◆ Written exercise
For each line of the data below that holds "script", copy the line.
━━━━━━
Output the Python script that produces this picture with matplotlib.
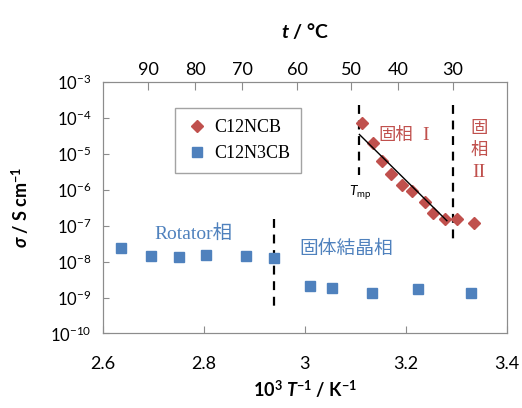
import numpy as np
import matplotlib
matplotlib.use("Agg")
import matplotlib.pyplot as plt

plt.rcParams["font.family"] = ["Lato", "DejaVu Sans"]
plt.rcParams["mathtext.fontset"] = "custom"
plt.rcParams["mathtext.rm"] = "Lato"
plt.rcParams["mathtext.it"] = "Lato:italic"
plt.rcParams["mathtext.bf"] = "Lato:bold"
plt.rcParams["mathtext.bfit"] = "Lato:bold:italic"

# C12NCB (diamonds)
ncb_x = [3.113, 3.134, 3.152, 3.171, 3.192, 3.212, 3.238, 3.254, 3.277, 3.301, 3.334]
ncb_logs = [-4.15, -4.71, -5.20, -5.56, -5.87, -6.03, -6.33, -6.64, -6.82, -6.80, -6.93]
# C12N3CB (squares)
n3cb_x = [2.637, 2.696, 2.752, 2.804, 2.884, 2.940, 3.011, 3.053, 3.133, 3.224, 3.328]
n3cb_logs = [-7.62, -7.84, -7.87, -7.81, -7.84, -7.90, -8.69, -8.74, -8.86, -8.77, -8.88]
# fitted line for solid phase I
fit_x = [3.108, 3.281]
fit_logs = [-4.46, -6.86]
# top axis: temperature ticks as placed in the figure
top_ticks = [2.690, 2.783, 2.876, 2.985, 3.092, 3.184, 3.293]
top_labels = ["90", "80", "70", "60", "50", "40", "30"]

red = "#C0504D"
blue = "#4F81BD"
spine = "#8c8c8c"
cjk = ["Noto Sans CJK JP", "DejaVu Sans"]

fig = plt.figure(figsize=(5.22, 4.08), dpi=100)
ax = fig.add_axes([0.1964, 0.1826, 0.7749, 0.6164])

ax.plot(ncb_x, 10 ** np.array(ncb_logs), "D", color=red, ms=6.5, mec=red,
        linestyle="none", label="C12NCB", zorder=3)
ax.plot(n3cb_x, 10 ** np.array(n3cb_logs), "s", color=blue, ms=7, mec=blue,
        linestyle="none", label="C12N3CB", zorder=3)
ax.plot(fit_x, 10 ** np.array(fit_logs), color="black", lw=1.0, zorder=4)

# phase boundaries
ax.plot([2.9387, 2.9387], [10 ** -6.82, 10 ** -9.41], color="black", lw=1.6, ls=(0, (4, 3)))
ax.plot([3.108, 3.108], [10 ** -3.64, 10 ** -5.59], color="black", lw=1.6, ls=(0, (4, 3)))
ax.plot([3.2927, 3.2927], [10 ** -3.64, 10 ** -7.51], color="black", lw=1.6, ls=(0, (4, 3)))

ax.set_yscale("log")
ax.set_xlim(2.6, 3.4)
ax.set_ylim(1e-10, 1e-3)
ax.set_xticks([2.6, 2.8, 3.0, 3.2, 3.4])
ax.set_xticklabels(["2.6", "2.8", "3", "3.2", "3.4"])
ax.set_yticks([10.0 ** k for k in range(-10, -2)])
ax.set_yticklabels([r"$10^{%d}$" % k for k in range(-10, -2)])
ax.minorticks_off()
ax.tick_params(axis="x", direction="in", length=5, color=spine, labelsize=13, pad=16)
ax.tick_params(axis="y", direction="in", length=4, color=spine, labelsize=12, pad=8)
for s in ax.spines.values():
    s.set_color(spine)

ax2 = ax.twiny()
ax2.set_xlim(ax.get_xlim())
ax2.set_xticks(top_ticks)
ax2.set_xticklabels(top_labels)
ax2.tick_params(axis="x", direction="in", length=6, color=spine, labelsize=13, pad=3)
for s in ax2.spines.values():
    s.set_color(spine)

ax.set_xlabel(r"10$^{\mathbf{3}}$ $\mathbfit{T}^{\mathbf{-1}}$ / K$^{\mathbf{-1}}$",
              fontsize=13, fontweight="bold", labelpad=5)
ax.set_ylabel(r"$\mathbfit{\sigma}$ / S cm$^{\mathbf{-1}}$", fontsize=13,
              fontweight="bold", labelpad=14)
ax2.set_xlabel(r"$\mathbfit{t}$ / °C", fontsize=14, fontweight="bold", labelpad=17)

leg = ax.legend(loc="upper left", bbox_to_anchor=(0.1795, 0.8966), frameon=True,
                fancybox=False, edgecolor=spine, borderpad=0.6, borderaxespad=0,
                handletextpad=0.35, prop={"family": "Liberation Serif", "size": 13},
                handlelength=1.2, labelspacing=0.5)
leg.get_frame().set_linewidth(1.0)

ax.text(3.214, 10 ** -4.48, "固相", color=red, fontsize=12.5, ha="right", va="center",
        family=cjk)
ax.text(3.232, 10 ** -4.48, "I", color=red, fontsize=14, ha="left", va="center",
        family="Liberation Serif")
ax.text(3.345, 10 ** -4.59, "固\n相", color=red, fontsize=12.5, ha="center", va="center",
        family=cjk, linespacing=1.3)
ax.text(3.345, 10 ** -5.53, "II", color=red, fontsize=14, ha="center", va="center",
        family="Liberation Serif")
ax.text(3.109, 10 ** -6.09, r"$T_{\mathrm{mp}}$", fontsize=10, ha="center", va="center")
ax.text(2.78, 10 ** -7.24, "Rotator相", color=blue, fontsize=14, ha="center", va="center",
        family=["Liberation Serif", "Noto Sans CJK JP"])
ax.text(3.083, 10 ** -7.62, "固体結晶相", color=blue, fontsize=13.5, ha="center", va="center",
        family=cjk)

fig.savefig("out.png", dpi=100)
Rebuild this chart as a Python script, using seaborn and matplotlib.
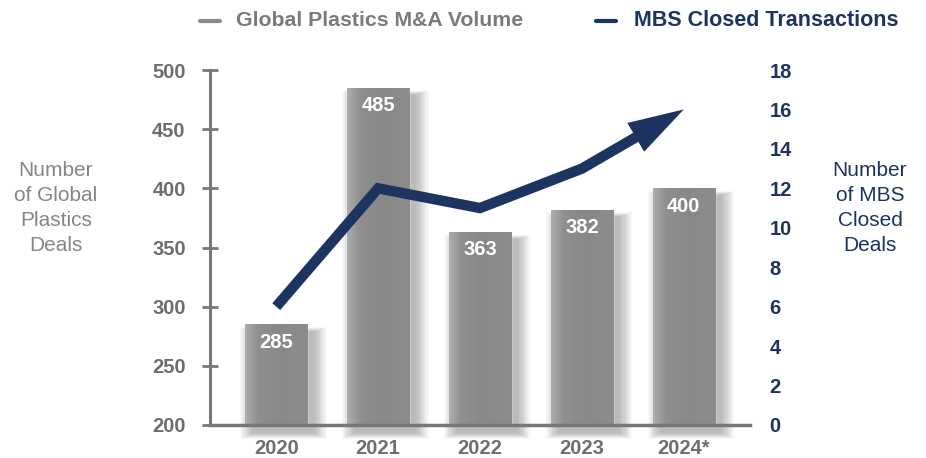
import matplotlib
matplotlib.use("Agg")
import matplotlib.pyplot as plt
import numpy as np
import pandas as pd
import seaborn as sns
from matplotlib.patches import Rectangle
from matplotlib.lines import Line2D

years = ["2020", "2021", "2022", "2023", "2024*"]
plastics_deals = [285, 485, 363, 382, 400]
mbs_deals = [6, 12, 11, 13, 16]
left_ticks = [200, 250, 300, 350, 400, 450, 500]
right_ticks = [0, 2, 4, 6, 8, 10, 12, 14, 16, 18]

GREY = "#8a8a8a"
TXT_GREY = "#6e6e6e"
NAVY = "#1d3461"

sns.set_theme(style="white")
plt.rcParams["font.family"] = ["Liberation Sans", "DejaVu Sans"]

df = pd.DataFrame({"year": years, "deals": plastics_deals, "mbs": mbs_deals})

fig = plt.figure(figsize=(9.26, 4.58), dpi=100)
ax = fig.add_axes([210 / 926, 33 / 458, 540 / 926, 355 / 458])

sns.barplot(data=df, x="year", y="deals", color=GREY, width=0.61, ax=ax,
            saturation=1, zorder=3)
ax.set_xlim(-0.65, 4.65)
ax.set_ylim(200, 500)

# soft shadows + gradient fill
grad = np.linspace(0, 1, 64)
vals = np.interp(grad, [0, 0.2, 0.55, 1], [0.68, 0.56, 0.535, 0.55])
img = np.dstack([vals, vals, vals]).reshape(1, -1, 3)
for p in list(ax.patches):
    x0, w, h = p.get_x(), p.get_width(), p.get_height()
    for k in range(12):
        grow = 0.011 * k
        ax.add_patch(Rectangle((x0 + 0.07 - grow, 193 - grow * 40), w + 2 * grow,
                               h - 193 - 6 + grow * 40 + grow * 30,
                               facecolor="black", alpha=0.022, lw=0, zorder=2,
                               clip_on=False))
    im = ax.imshow(img, extent=[x0, x0 + w, 200, h], aspect="auto", zorder=3.5,
                   interpolation="bicubic")
    im.set_clip_path(p)
ax.set_xlim(-0.65, 4.65)
ax.set_ylim(200, 500)

for i, v in enumerate(plastics_deals):
    ax.text(i, v - 15, str(v), ha="center", va="center", color="white",
            fontsize=14.5, fontweight="bold", zorder=5)

ax.set_yticks(left_ticks)
ax.set_yticklabels([str(t) for t in left_ticks])
ax.tick_params(axis="y", direction="inout", length=11, width=2, color="#777777",
               pad=12, labelsize=14.5, labelcolor=TXT_GREY, left=True)
ax.tick_params(axis="x", length=0, pad=10, labelsize=14.5, labelcolor=TXT_GREY)
for lab in ax.get_yticklabels() + ax.get_xticklabels():
    lab.set_fontweight("bold")
ax.set_xlabel("")
ax.set_ylabel("")
for s in ["top", "right"]:
    ax.spines[s].set_visible(False)
ax.spines["left"].set_color("#777777")
ax.spines["left"].set_linewidth(2.2)
ax.spines["bottom"].set_color("#777777")
ax.spines["bottom"].set_linewidth(2.5)
ax.spines["left"].set_zorder(6)
ax.spines["bottom"].set_zorder(6)

ax2 = ax.twinx()
ax2.set_ylim(0, 18)
ax2.set_yticks(right_ticks)
ax2.set_yticklabels([str(t) for t in right_ticks])
ax2.tick_params(axis="y", length=0, pad=14, labelsize=14.5, labelcolor=NAVY)
for lab in ax2.get_yticklabels():
    lab.set_fontweight("bold")
for s in ax2.spines.values():
    s.set_visible(False)

xs = np.arange(len(years), dtype=float)
ys = np.array(mbs_deals, dtype=float)
frac = 0.6
xe = xs[-2] + frac * (xs[-1] - xs[-2])
ye = ys[-2] + frac * (ys[-1] - ys[-2])
line_df = pd.DataFrame({"x": list(xs[:-1]) + [xe], "y": list(ys[:-1]) + [ye]})
sns.lineplot(data=line_df, x="x", y="y", ax=ax2, color=NAVY, lw=7.5,
             solid_joinstyle="miter", solid_capstyle="butt", zorder=4)
ax2.annotate("", xy=(xs[-1], ys[-1]),
             xytext=(xs[-2] + 0.4 * (xs[-1] - xs[-2]), ys[-2] + 0.4 * (ys[-1] - ys[-2])),
             arrowprops=dict(arrowstyle="-|>,head_length=1.0,head_width=0.3",
                             mutation_scale=40, color=NAVY, lw=0,
                             shrinkA=0, shrinkB=0), zorder=4)
ax2.set_xlabel("")
ax2.set_ylabel("")
ax2.set_xlim(-0.65, 4.65)

# axis titles
fig.text(56 / 926, 1 - 208 / 458, "Number\nof Global\nPlastics\nDeals", ha="center",
         va="center", fontsize=15, color="#858585", linespacing=1.38,
         family=["Liberation Sans", "DejaVu Sans"])
fig.text(870 / 926, 1 - 208 / 458, "Number\nof MBS\nClosed\nDeals", ha="center",
         va="center", fontsize=15, color=NAVY, linespacing=1.38,
         family=["Liberation Sans", "DejaVu Sans"])

# legend
fig.add_artist(Line2D([200 / 926, 220 / 926], [1 - 21 / 458] * 2, color=GREY, lw=3))
fig.text(236 / 926, 1 - 21 / 458, "Global Plastics M&A Volume", ha="left", va="center",
         fontsize=15.3, fontweight="bold", color="#7a7a7a")
fig.add_artist(Line2D([596 / 926, 616 / 926], [1 - 21 / 458] * 2, color=NAVY, lw=3))
fig.text(634 / 926, 1 - 21 / 458, "MBS Closed Transactions", ha="left", va="center",
         fontsize=15.5, fontweight="bold", color=NAVY)

fig.savefig("out.png", dpi=100)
━━━━━━
◆ Answer for this exercise
Output the Python script that produces this picture with matplotlib.
Rebuild this chart as a Python script, using seaborn and matplotlib.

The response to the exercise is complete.